Some additional suggestions

JVM Settings

Since the Voldemort servers will likely have fairly large heap sizes, getting good JVM garbage collector settings is important. Here is what we use at LinkedIn, with some success:
	# Min, max, total JVM size (-Xms -Xmx)
	JVM_SIZE="-server -Xms12g -Xmx12g"

	# New Generation Sizes (-XX:NewSize -XX:MaxNewSize)
	JVM_SIZE_NEW="-XX:NewSize=2048m -XX:MaxNewSize=2048m"

	# Type of Garbage Collector to use
	JVM_GC_TYPE="-XX:+UseConcMarkSweepGC -XX:+UseParNewGC"

	# Tuning options for the above garbage collector
	JVM_GC_OPTS="-XX:CMSInitiatingOccupancyFraction=70"

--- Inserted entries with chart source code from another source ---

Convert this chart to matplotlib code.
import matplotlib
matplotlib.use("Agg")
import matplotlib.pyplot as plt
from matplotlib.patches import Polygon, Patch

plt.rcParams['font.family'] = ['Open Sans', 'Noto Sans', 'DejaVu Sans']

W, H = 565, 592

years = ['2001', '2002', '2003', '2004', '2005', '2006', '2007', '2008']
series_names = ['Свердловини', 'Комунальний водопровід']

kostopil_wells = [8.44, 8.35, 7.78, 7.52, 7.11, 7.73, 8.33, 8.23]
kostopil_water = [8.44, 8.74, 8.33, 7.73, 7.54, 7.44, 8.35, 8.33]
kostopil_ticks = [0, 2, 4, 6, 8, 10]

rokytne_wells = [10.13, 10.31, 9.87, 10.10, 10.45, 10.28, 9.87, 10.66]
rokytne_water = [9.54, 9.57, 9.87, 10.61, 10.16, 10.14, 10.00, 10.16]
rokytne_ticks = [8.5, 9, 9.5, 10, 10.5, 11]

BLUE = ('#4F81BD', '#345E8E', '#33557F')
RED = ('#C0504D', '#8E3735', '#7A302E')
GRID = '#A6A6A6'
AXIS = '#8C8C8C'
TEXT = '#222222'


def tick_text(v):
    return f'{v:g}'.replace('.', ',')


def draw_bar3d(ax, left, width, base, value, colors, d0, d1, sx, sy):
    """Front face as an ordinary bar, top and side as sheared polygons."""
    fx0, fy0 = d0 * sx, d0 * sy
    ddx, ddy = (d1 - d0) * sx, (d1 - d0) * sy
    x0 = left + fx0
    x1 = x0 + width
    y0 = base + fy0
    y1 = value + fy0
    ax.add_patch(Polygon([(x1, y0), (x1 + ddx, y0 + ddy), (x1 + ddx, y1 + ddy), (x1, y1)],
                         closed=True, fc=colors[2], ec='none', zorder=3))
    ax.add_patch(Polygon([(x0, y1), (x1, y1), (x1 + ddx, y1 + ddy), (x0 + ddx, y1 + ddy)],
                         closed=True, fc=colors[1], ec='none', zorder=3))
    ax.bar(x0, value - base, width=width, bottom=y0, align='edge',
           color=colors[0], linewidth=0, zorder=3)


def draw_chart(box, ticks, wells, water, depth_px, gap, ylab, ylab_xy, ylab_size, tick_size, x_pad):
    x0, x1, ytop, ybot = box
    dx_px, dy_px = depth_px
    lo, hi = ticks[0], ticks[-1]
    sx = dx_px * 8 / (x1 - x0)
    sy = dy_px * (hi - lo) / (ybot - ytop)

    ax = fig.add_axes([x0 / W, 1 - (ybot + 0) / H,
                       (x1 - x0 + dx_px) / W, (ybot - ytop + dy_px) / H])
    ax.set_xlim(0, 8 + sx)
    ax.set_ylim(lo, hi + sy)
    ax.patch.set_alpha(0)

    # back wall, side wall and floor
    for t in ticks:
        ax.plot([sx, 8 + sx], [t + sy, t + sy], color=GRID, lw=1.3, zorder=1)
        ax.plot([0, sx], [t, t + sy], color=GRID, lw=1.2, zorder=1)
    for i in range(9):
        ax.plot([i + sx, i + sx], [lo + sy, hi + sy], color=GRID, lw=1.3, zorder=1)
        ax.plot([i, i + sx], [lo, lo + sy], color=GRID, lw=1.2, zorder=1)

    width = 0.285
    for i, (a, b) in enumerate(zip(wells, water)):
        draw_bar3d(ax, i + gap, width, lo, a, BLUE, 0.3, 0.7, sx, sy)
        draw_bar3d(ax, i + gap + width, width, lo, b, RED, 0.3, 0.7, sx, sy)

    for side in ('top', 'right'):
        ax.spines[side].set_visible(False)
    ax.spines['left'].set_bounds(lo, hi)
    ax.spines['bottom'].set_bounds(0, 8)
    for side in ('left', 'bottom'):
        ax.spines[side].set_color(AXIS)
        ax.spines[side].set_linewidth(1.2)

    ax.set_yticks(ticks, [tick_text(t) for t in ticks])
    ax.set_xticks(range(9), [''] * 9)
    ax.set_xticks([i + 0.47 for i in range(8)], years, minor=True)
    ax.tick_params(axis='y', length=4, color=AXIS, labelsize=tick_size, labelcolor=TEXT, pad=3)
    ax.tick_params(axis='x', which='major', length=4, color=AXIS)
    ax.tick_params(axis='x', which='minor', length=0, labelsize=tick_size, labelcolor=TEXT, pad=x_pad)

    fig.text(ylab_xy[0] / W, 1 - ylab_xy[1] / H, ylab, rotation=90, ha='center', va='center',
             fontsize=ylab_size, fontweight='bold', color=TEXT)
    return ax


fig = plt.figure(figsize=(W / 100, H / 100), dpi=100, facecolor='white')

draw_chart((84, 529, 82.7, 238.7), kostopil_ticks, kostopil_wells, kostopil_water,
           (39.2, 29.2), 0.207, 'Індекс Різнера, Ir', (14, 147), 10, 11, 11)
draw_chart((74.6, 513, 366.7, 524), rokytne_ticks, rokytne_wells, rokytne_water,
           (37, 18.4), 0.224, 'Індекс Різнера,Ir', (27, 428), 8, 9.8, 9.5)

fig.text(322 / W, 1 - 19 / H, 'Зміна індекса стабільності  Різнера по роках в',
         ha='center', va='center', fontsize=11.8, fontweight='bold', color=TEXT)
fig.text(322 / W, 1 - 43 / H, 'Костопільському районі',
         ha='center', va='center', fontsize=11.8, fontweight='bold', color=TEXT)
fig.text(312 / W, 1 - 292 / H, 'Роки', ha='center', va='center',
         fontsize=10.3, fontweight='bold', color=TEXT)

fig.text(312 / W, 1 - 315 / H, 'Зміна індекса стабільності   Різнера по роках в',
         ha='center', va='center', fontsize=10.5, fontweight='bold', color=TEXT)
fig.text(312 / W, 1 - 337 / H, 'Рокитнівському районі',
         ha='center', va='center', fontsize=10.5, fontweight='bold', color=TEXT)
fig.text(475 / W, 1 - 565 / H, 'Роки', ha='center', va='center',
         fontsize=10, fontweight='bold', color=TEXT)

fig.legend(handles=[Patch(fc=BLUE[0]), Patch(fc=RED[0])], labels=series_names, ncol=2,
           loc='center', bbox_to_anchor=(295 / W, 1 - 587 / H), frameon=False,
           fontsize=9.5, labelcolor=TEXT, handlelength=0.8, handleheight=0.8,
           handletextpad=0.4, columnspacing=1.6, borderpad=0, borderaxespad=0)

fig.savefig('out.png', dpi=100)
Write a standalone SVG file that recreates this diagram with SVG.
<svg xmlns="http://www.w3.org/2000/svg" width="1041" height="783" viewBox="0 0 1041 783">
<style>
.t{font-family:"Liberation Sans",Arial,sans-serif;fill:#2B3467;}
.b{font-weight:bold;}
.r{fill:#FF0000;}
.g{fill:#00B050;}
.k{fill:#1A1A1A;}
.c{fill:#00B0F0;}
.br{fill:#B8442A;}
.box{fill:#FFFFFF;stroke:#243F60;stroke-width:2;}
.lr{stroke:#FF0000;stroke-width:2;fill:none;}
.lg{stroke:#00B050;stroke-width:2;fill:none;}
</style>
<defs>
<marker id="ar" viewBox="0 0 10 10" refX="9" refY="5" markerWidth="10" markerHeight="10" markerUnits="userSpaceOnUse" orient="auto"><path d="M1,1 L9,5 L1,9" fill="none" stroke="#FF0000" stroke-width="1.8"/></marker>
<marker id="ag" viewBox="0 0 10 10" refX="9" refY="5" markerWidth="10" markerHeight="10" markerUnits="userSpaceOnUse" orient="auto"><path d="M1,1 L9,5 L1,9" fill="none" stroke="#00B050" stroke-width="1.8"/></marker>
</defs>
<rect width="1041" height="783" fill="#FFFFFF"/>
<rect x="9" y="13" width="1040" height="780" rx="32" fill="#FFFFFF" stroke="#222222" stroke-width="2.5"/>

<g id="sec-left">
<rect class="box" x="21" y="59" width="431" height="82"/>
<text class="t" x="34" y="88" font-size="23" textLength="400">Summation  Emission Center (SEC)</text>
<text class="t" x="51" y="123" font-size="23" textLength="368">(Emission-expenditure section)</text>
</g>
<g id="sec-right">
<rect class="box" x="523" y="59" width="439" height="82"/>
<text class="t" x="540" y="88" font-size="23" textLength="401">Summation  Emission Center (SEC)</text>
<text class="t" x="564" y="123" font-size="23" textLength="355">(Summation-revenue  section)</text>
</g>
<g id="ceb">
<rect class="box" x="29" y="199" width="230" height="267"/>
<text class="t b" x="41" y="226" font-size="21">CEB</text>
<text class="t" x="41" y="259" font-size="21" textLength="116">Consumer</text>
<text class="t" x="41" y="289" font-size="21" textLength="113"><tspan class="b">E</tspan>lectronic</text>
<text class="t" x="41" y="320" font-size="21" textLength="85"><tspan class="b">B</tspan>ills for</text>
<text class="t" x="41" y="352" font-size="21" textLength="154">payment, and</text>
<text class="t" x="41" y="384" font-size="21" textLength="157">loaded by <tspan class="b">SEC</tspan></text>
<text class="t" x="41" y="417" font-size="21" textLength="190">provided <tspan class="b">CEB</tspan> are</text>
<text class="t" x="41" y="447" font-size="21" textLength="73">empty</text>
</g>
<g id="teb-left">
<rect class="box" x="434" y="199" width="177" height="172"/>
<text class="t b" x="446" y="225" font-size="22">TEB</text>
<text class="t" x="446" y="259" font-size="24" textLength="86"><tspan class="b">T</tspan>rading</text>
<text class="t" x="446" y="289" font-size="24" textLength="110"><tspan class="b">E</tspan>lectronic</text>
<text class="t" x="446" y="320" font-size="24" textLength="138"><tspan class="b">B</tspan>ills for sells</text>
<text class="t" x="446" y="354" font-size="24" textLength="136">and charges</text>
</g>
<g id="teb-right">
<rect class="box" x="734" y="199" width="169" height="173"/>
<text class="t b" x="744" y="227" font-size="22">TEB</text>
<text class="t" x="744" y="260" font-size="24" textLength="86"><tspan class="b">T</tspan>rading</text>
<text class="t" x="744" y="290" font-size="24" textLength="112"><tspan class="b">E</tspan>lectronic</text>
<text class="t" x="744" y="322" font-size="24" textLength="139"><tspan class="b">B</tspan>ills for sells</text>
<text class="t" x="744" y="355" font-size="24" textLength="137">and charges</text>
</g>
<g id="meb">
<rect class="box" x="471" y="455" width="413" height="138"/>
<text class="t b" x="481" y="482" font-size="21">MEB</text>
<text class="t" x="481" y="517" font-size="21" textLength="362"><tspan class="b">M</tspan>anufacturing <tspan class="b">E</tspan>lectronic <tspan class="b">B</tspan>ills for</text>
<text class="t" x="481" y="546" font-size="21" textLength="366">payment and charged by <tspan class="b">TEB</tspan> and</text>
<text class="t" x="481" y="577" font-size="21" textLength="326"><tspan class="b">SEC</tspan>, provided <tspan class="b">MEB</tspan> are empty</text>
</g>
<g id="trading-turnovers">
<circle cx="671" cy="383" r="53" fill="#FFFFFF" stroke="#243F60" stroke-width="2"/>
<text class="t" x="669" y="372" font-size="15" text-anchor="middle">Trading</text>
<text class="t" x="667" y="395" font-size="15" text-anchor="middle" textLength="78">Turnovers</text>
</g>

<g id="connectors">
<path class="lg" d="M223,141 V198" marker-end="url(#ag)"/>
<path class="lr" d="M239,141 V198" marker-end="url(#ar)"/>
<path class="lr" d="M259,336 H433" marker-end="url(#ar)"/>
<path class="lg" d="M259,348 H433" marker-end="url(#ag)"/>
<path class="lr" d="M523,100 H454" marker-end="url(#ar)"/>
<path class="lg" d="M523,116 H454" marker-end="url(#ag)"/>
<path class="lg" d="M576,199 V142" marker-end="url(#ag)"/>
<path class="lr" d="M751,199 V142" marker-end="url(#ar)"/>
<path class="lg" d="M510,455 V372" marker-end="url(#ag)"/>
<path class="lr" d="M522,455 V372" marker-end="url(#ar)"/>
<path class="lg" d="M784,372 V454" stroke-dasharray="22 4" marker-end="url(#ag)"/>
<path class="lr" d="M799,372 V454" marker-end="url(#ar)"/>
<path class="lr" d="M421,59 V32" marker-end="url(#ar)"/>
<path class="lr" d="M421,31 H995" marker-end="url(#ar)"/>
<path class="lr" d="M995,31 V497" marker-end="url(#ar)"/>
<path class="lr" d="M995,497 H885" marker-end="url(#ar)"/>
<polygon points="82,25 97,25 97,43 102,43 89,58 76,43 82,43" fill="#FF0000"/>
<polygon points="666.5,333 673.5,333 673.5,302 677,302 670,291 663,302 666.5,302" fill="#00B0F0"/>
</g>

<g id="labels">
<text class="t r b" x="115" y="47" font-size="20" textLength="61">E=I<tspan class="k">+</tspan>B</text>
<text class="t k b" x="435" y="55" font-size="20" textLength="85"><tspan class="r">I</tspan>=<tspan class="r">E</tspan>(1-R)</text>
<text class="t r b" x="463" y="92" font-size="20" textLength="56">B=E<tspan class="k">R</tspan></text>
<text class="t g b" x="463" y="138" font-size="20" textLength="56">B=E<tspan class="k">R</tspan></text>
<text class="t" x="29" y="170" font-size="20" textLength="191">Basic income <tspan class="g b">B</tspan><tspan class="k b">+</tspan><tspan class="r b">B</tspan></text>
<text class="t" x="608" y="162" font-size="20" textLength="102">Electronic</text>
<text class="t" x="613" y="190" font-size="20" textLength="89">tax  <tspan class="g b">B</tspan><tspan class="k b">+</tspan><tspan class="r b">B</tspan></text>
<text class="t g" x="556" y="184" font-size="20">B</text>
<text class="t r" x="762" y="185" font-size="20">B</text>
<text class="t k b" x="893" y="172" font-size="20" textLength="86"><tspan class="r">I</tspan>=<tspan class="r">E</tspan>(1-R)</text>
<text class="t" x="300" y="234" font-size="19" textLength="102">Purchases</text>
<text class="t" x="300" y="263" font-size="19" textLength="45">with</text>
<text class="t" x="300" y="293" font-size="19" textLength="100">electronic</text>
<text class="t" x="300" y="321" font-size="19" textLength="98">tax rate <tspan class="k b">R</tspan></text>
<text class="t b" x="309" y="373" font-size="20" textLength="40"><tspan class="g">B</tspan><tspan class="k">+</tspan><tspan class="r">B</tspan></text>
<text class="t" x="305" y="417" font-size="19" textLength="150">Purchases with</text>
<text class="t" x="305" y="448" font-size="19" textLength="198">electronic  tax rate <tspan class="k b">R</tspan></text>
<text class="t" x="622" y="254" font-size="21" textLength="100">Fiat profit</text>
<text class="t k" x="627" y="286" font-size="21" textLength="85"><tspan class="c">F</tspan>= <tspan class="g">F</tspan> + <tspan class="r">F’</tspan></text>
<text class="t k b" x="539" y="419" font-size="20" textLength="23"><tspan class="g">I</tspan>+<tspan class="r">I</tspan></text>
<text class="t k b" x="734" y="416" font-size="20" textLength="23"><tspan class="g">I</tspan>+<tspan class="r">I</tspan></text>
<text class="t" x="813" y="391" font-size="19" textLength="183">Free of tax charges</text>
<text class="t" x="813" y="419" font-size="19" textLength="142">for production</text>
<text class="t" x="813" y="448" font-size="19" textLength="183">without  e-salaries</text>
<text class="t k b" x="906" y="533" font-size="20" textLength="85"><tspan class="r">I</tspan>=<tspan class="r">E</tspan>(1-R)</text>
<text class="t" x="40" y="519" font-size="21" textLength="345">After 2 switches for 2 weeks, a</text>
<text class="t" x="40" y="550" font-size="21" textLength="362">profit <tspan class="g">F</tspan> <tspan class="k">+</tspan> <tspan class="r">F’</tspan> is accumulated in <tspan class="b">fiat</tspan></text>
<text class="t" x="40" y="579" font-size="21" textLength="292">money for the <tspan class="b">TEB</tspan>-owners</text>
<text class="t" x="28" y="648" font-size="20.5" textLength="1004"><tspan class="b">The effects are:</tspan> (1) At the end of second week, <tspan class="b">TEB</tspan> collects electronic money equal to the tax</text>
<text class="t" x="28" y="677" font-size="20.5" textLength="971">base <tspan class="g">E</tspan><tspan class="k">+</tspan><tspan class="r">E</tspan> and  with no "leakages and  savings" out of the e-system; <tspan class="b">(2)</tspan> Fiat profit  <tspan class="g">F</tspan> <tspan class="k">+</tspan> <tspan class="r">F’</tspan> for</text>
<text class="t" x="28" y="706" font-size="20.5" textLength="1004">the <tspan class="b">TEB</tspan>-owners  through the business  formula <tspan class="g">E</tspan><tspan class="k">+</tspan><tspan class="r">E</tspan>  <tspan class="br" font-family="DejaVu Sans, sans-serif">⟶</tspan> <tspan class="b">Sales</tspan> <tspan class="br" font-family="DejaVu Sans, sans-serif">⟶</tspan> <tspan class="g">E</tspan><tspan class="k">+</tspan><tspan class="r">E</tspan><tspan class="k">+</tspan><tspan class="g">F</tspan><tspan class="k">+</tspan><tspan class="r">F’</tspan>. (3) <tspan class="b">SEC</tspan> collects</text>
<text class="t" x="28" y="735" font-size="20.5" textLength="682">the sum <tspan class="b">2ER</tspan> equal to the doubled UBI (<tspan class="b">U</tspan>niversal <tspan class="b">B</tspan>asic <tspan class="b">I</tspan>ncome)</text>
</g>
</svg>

	# JVM GC activity logging settings ($LOG_DIR set in the ctl script)
	JVM_GC_LOG="-XX:+PrintTenuringDistribution -XX:+PrintGCDetails -XX:+PrintGCTimeStamps -Xloggc:$LOG_DIR/gc.log"
This setup was used with an 8GB BDB cache. There are two key things here: (1) BDB cache must fit in heap or else it won't work (obviously), (2) you must use the concurrent mark and sweep gc or else the GC pauses from collecting such a large heap will cause unresponsive periods (it doesn't happen at first either, it creeps up and then eventually goes into a spiral of gc pause death).